[start]
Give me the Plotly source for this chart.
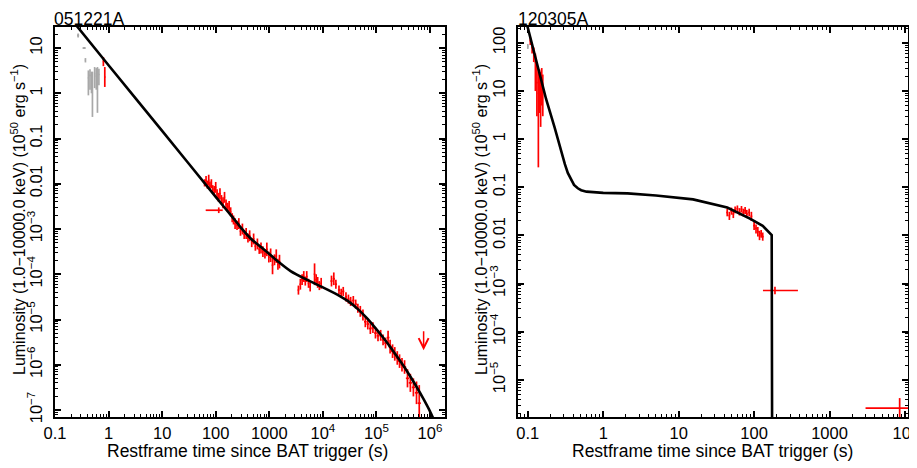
import numpy as np
import plotly.graph_objects as go

# ---------------- 051221A (left panel) ----------------
# model curve (restframe time s, log10 luminosity in 1e50 erg/s)
m1_t = [0.25, 1, 10, 100, 200, 300, 460, 700, 1000, 1500, 2500, 5000, 1e4, 2e4, 3e4, 4.5e4,
        6.5e4, 9e4, 1.3e5, 1.8e5, 2.6e5, 3.8e5, 5.5e5, 7.5e5, 1.0e6, 1.3e6]
m1_logL = [1.50, 0.62, -0.83, -2.29, -2.72, -2.98, -3.22, -3.40, -3.55, -3.73, -3.93, -4.12, -4.29,
           -4.47, -4.60, -4.77, -4.96, -5.15, -5.38, -5.60, -5.87, -6.16, -6.47, -6.75, -7.03,
           -7.33]

# BAT (grey) points
g1_t = [0.27, 0.35, 0.37, 0.42, 0.45, 0.48, 0.50, 0.55, 0.59, 0.62, 0.66]
g1_L = [19, 10, 5.4, 2.2, 2.5, 2.0, 1.4, 2.7, 2.4, 1.6, 2.6]
g1_lo = [17, 9.5, 4.8, 0.9, 1.2, 1.0, 0.3, 1.3, 1.2, 0.37, 1.5]
g1_hi = [21, 10.5, 6.0, 3.2, 3.4, 3.0, 3.0, 3.8, 3.6, 3.8, 3.5]
g1_tdex = [0.02, 0.03, 0.01, 0.01, 0.01, 0.01, 0.01, 0.01, 0.01, 0.01, 0.01]

# XRT (red) points
r1_t = [0.80, 0.85,
        62, 66, 70, 74, 78, 83, 88, 94, 100, 106, 113, 120, 128, 137, 146, 156, 167, 178, 190, 203,
        215, 230, 250, 270, 290, 315, 340, 370, 400, 430, 470, 510, 550, 600, 650, 700, 760, 830,
        900, 980, 1060, 1150, 1250, 1350, 1450, 1550,
        3500, 3800, 4100, 4400, 4700, 5000, 5400, 5800,
        7000, 7500, 8000, 8600, 9300,
        1.45e4, 1.6e4, 1.75e4, 2.0e4, 2.2e4, 2.4e4, 2.7e4, 3.0e4, 3.3e4, 3.7e4, 4.1e4, 4.5e4,
        5.0e4, 5.6e4, 6.2e4, 6.9e4, 7.7e4, 8.6e4, 9.6e4, 1.07e5, 1.2e5, 1.33e5, 1.48e5, 1.65e5,
        1.8e5, 2.0e5, 2.2e5, 2.45e5, 2.7e5, 3.0e5, 3.35e5, 3.8e5, 4.3e5, 4.9e5, 5.6e5, 6.3e5]
r1_logL = [0.70, 0.36,
           -1.98, -1.93, -2.02, -1.92, -2.05, -2.00, -2.12, -2.15, -2.08, -2.22, -2.30, -2.22,
           -2.35, -2.42, -2.30, -2.45, -2.52, -2.50, -2.62, -2.75,
           -2.80, -2.88, -2.92, -2.88, -3.05, -3.00, -3.12, -3.10, -3.20, -3.15, -3.30, -3.22,
           -3.38, -3.33, -3.45, -3.42, -3.50, -3.55, -3.45, -3.62, -3.58, -3.80, -3.68, -3.60,
           -3.78, -3.72,
           -4.35, -4.22, -4.12, -4.05, -4.15, -4.05, -4.20, -4.28,
           -4.00, -4.12, -4.18, -4.25, -4.20,
           -4.15, -4.10, -4.22, -4.35, -4.42, -4.38, -4.50, -4.55, -4.60, -4.58, -4.66, -4.75,
           -4.82, -4.90, -5.05, -5.10, -5.20, -5.18, -5.30, -5.36, -5.35, -5.45, -5.52, -5.40,
           -5.60, -5.70, -5.76, -5.85, -5.92, -6.00, -6.05, -6.30, -6.40, -6.50, -6.62, -6.85]
r1_dex = [0.10, 0.22,
          0.08, 0.10, 0.09, 0.12, 0.10, 0.10, 0.09, 0.10, 0.12, 0.10, 0.10, 0.12, 0.10, 0.12,
          0.12, 0.10, 0.10, 0.12, 0.10, 0.10,
          0.10, 0.12, 0.10, 0.12, 0.10, 0.12, 0.10, 0.12, 0.10, 0.12, 0.10, 0.12, 0.10, 0.12,
          0.10, 0.12, 0.12, 0.10, 0.15, 0.12, 0.15, 0.20, 0.12, 0.15, 0.12, 0.15,
          0.10, 0.12, 0.12, 0.12, 0.10, 0.12, 0.10, 0.10,
          0.24, 0.12, 0.12, 0.10, 0.12,
          0.12, 0.14, 0.10, 0.10, 0.10, 0.10, 0.10, 0.10, 0.10, 0.10, 0.10, 0.10,
          0.12, 0.12, 0.12, 0.12, 0.12, 0.12, 0.12, 0.12, 0.12, 0.12, 0.12, 0.15,
          0.15, 0.15, 0.15, 0.15, 0.15, 0.15, 0.15, 0.20, 0.20, 0.20, 0.25, 0.40]
r1_tdex = [0.01, 0.01] + [0.012] * 20 + [0.015] * 26 + [0.015] * 8 + [0.015] * 5 + [0.02] * 12 + \
          [0.025] * 12 + [0.03] * 12

# wide cross point
c1_t, c1_tlo, c1_thi = [114], [65], [135]
c1_L, c1_Llo, c1_Lhi = [2.6e-3], [2.25e-3], [3.0e-3]

# upper limit (arrow)
u1_t = [7.6e5]
u1_top = [5.9e-6]
u1_tip = [2.1e-6]

# ---------------- 120305A (right panel) ----------------
m2_t = [0.095, 0.1, 0.175, 0.226, 0.277, 0.31, 0.339, 0.37, 0.41, 0.46, 0.51, 0.6, 0.69, 1.0,
        2.1, 5.0, 15.5, 44, 88, 130, 171, 173, 173.5]
m2_logL = [2.45, 2.31, 0.83, 0.25, -0.28, -0.52, -0.70, -0.83, -0.95, -1.02, -1.06, -1.09, -1.10,
           -1.115, -1.125, -1.17, -1.25, -1.42, -1.65, -1.80, -1.99, -3.5, -6.5]

g2_t, g2_L, g2_lo, g2_hi = [0.1], [85], [75], [95]

r2_t = [0.108, 0.114, 0.120, 0.126, 0.132, 0.138, 0.143, 0.148, 0.153, 0.158,
        44, 47, 50, 53, 56, 60, 64, 68, 72, 76, 80, 86, 92,
        100, 106, 112, 118, 124, 130]
r2_L = [110, 80, 60, 40, 15, 9, 12, 8, 14, 10,
        0.030, 0.026, 0.032, 0.028, 0.034, 0.036, 0.031, 0.035, 0.030, 0.033, 0.028, 0.030, 0.025,
        0.016, 0.014, 0.012, 0.010, 0.011, 0.0095]
r2_lo = [90, 60, 40, 10, 3, 0.26, 3.5, 1.8, 5, 3,
         0.025, 0.021, 0.027, 0.023, 0.029, 0.031, 0.026, 0.030, 0.025, 0.028, 0.023, 0.025, 0.020,
         0.013, 0.011, 0.0095, 0.008, 0.009, 0.0078]
r2_hi = [130, 100, 80, 60, 35, 25, 28, 25, 30, 22,
         0.036, 0.031, 0.038, 0.033, 0.040, 0.042, 0.037, 0.041, 0.036, 0.039, 0.034, 0.036, 0.031,
         0.019, 0.017, 0.015, 0.0125, 0.013, 0.0115]
r2_tdex = [0.008] * 10 + [0.012] * 13 + [0.012] * 6

c2_t = [189, 8500]
c2_tlo = [131, 3000]
c2_thi = [381, 2.0e4]
c2_L = [7.2e-4, 2.6e-6]
c2_Llo = [6.0e-4, 1.0e-6]
c2_Lhi = [8.6e-4, 4.2e-6]

# ---------------- tick labels ----------------
x1_ticks = [0.1, 1, 10, 100, 1000, 1e4, 1e5, 1e6]
x1_text = ["0.1", "1", "10", "100", "1000", "10<sup>4</sup>", "10<sup>5</sup>", "10<sup>6</sup>"]
y1_ticks = [10, 1, 0.1, 0.01, 1e-3, 1e-4, 1e-5, 1e-6, 1e-7]
y1_text = ["10", "1", "0.1", "0.01", "10<sup>−3</sup>", "10<sup>−4</sup>", "10<sup>−5</sup>",
           "10<sup>−6</sup>", "10<sup>−7</sup>"]
x2_ticks = [0.1, 1, 10, 100, 1000, 1e4]
x2_text = ["0.1", "1", "10", "100", "1000", "10<sup>4</sup>"]
y2_ticks = [100, 10, 1, 0.1, 0.01, 1e-3, 1e-4, 1e-5]
y2_text = ["100", "10", "1", "0.1", "0.01", "10<sup>−3</sup>", "10<sup>−4</sup>", "10<sup>−5</sup>"]

RED = "#ff0000"
GREY = "#a8a8a8"
FONT = "Liberation Sans, Arial, sans-serif"

fig = go.Figure()


def err_trace(t, L, tlo, thi, Llo, Lhi, color, xa, ya):
    t, L = np.array(t, float), np.array(L, float)
    tlo, thi = np.array(tlo, float), np.array(thi, float)
    Llo, Lhi = np.array(Llo, float), np.array(Lhi, float)
    fig.add_trace(go.Scatter(
        x=t, y=L, mode="markers", marker=dict(size=1, color=color), showlegend=False,
        xaxis=xa, yaxis=ya, hoverinfo="skip",
        error_x=dict(type="data", symmetric=False, array=thi - t, arrayminus=t - tlo,
                     color=color, thickness=1.7, width=0),
        error_y=dict(type="data", symmetric=False, array=Lhi - L, arrayminus=L - Llo,
                     color=color, thickness=1.7, width=0)))


def dex_trace(t, L, dex, tdex, color, xa, ya):
    t, L = np.array(t, float), np.array(L, float)
    dex, tdex = np.array(dex, float), np.array(tdex, float)
    err_trace(t, L, t / 10 ** tdex, t * 10 ** tdex, L / 10 ** dex, L * 10 ** dex, color, xa, ya)


# left panel
err_trace(g1_t, g1_L, np.array(g1_t) / 10 ** np.array(g1_tdex), np.array(g1_t) * 10 ** np.array(g1_tdex),
          g1_lo, g1_hi, GREY, "x", "y")
dex_trace(r1_t, 10 ** np.array(r1_logL), r1_dex, r1_tdex, RED, "x", "y")
err_trace(c1_t, c1_L, c1_tlo, c1_thi, c1_Llo, c1_Lhi, RED, "x", "y")
fig.add_trace(go.Scatter(x=m1_t, y=10 ** np.array(m1_logL), mode="lines",
                         line=dict(color="black", width=2.6, shape="spline", smoothing=0.5),
                         showlegend=False, xaxis="x", yaxis="y", hoverinfo="skip"))

# right panel
err_trace(g2_t, g2_L, np.array(g2_t) * 0.98, np.array(g2_t) * 1.02, g2_lo, g2_hi, GREY, "x2", "y2")
err_trace(r2_t, r2_L, np.array(r2_t) / 10 ** np.array(r2_tdex), np.array(r2_t) * 10 ** np.array(r2_tdex),
          r2_lo, r2_hi, RED, "x2", "y2")
err_trace(c2_t, c2_L, c2_tlo, c2_thi, c2_Llo, c2_Lhi, RED, "x2", "y2")
fig.add_trace(go.Scatter(x=m2_t, y=10 ** np.array(m2_logL), mode="lines",
                         line=dict(color="black", width=2.6),
                         showlegend=False, xaxis="x2", yaxis="y2", hoverinfo="skip"))

# upper-limit arrow
fig.add_annotation(x=np.log10(u1_t[0]), y=np.log10(u1_tip[0]), ax=np.log10(u1_t[0]),
                   ay=np.log10(u1_top[0]), xref="x", yref="y", axref="x", ayref="y",
                   showarrow=True, arrowhead=5, arrowsize=1.3, arrowwidth=1.5, arrowcolor=RED, text="")


def minor_vals(lo, hi):
    return [m * 10.0 ** k for k in range(lo, hi) for m in range(2, 10)]


# the page body has an 8 px margin, so the figure is drawn 8 px in from the window corner
OFF = 8
W, H = 917 - OFF, 468 - OFF


def px_x(p):
    return (p - OFF) / W


def px_y(p):
    return 1 - (p - OFF) / H


axis_common = dict(type="log", showgrid=False, zeroline=False, showline=True, linecolor="black",
                   linewidth=2, mirror="ticks", ticks="inside", ticklen=6, tickwidth=1.5,
                   tickcolor="black", tickfont=dict(family=FONT, size=16.5, color="black"),
                   tickmode="array", automargin=False, ticklabeloverflow="allow")

fig.update_layout(
    width=W, height=H, margin=dict(l=0, r=0, t=0, b=0, autoexpand=False),
    paper_bgcolor="white", plot_bgcolor="white", showlegend=False,
    xaxis=dict(axis_common, domain=[px_x(55), px_x(445)], range=[-1.0, 6.28], anchor="y",
               tickvals=x1_ticks, ticktext=x1_text,
               minor=dict(ticks="inside", ticklen=3, tickwidth=1, tickcolor="black",
                          tickvals=minor_vals(-1, 7), showgrid=False)),
    yaxis=dict(axis_common, domain=[px_y(417), px_y(27)], range=[-7.155, 1.465], anchor="x",
               tickvals=y1_ticks, ticktext=y1_text, tickangle=-90, ticklabelstandoff=4,
               minor=dict(ticks="inside", ticklen=3, tickwidth=1, tickcolor="black",
                          tickvals=minor_vals(-8, 2), showgrid=False)),
    xaxis2=dict(axis_common, domain=[px_x(518), px_x(908)], range=[-1.13, 4.04], anchor="y2",
                tickvals=x2_ticks, ticktext=x2_text,
                minor=dict(ticks="inside", ticklen=3, tickwidth=1, tickcolor="black",
                           tickvals=minor_vals(-2, 5), showgrid=False)),
    yaxis2=dict(axis_common, domain=[px_y(417), px_y(27)], range=[-5.77, 2.33], anchor="x2",
                tickvals=y2_ticks, ticktext=y2_text, tickangle=-90, ticklabelstandoff=4,
                minor=dict(ticks="inside", ticklen=3, tickwidth=1, tickcolor="black",
                           tickvals=minor_vals(-6, 3), showgrid=False)),
)

tfont = dict(family=FONT, size=17.5, color="black")
yfont = dict(family=FONT, size=16, color="black")
ytitle = "Luminosity (1.0−10000.0 keV) (10<sup>50</sup> erg s<sup>−1</sup>)"
xtitle = "Restframe time since BAT trigger (s)"
for xc, xl, name in [(248, 55, "051221A"), (712, 519, "120305A")]:
    fig.add_annotation(x=px_x(xc), y=px_y(451), xref="paper", yref="paper", text=xtitle,
                       showarrow=False, font=tfont, xanchor="center", yanchor="middle")
    fig.add_annotation(x=px_x(xl - 2), y=px_y(8), xref="paper", yref="paper", text=name,
                       showarrow=False, font=tfont, xanchor="left", yanchor="top",
                       borderpad=0)
for xc in [18, 480]:
    fig.add_annotation(x=px_x(xc), y=px_y(220), xref="paper", yref="paper", text=ytitle,
                       showarrow=False, font=yfont, textangle=-90, xanchor="center",
                       yanchor="middle")

fig.write_html("out.html")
[end]
### EXERCISE AIM
From the first line of the listing above, repeat every line through the one holding "import plotly.graph_objects as go". Both ends count, and pictures stay out.

### RESPONSE FOR THIS EXERCISE
Give me the Plotly source for this chart.
import numpy as np
import plotly.graph_objects as go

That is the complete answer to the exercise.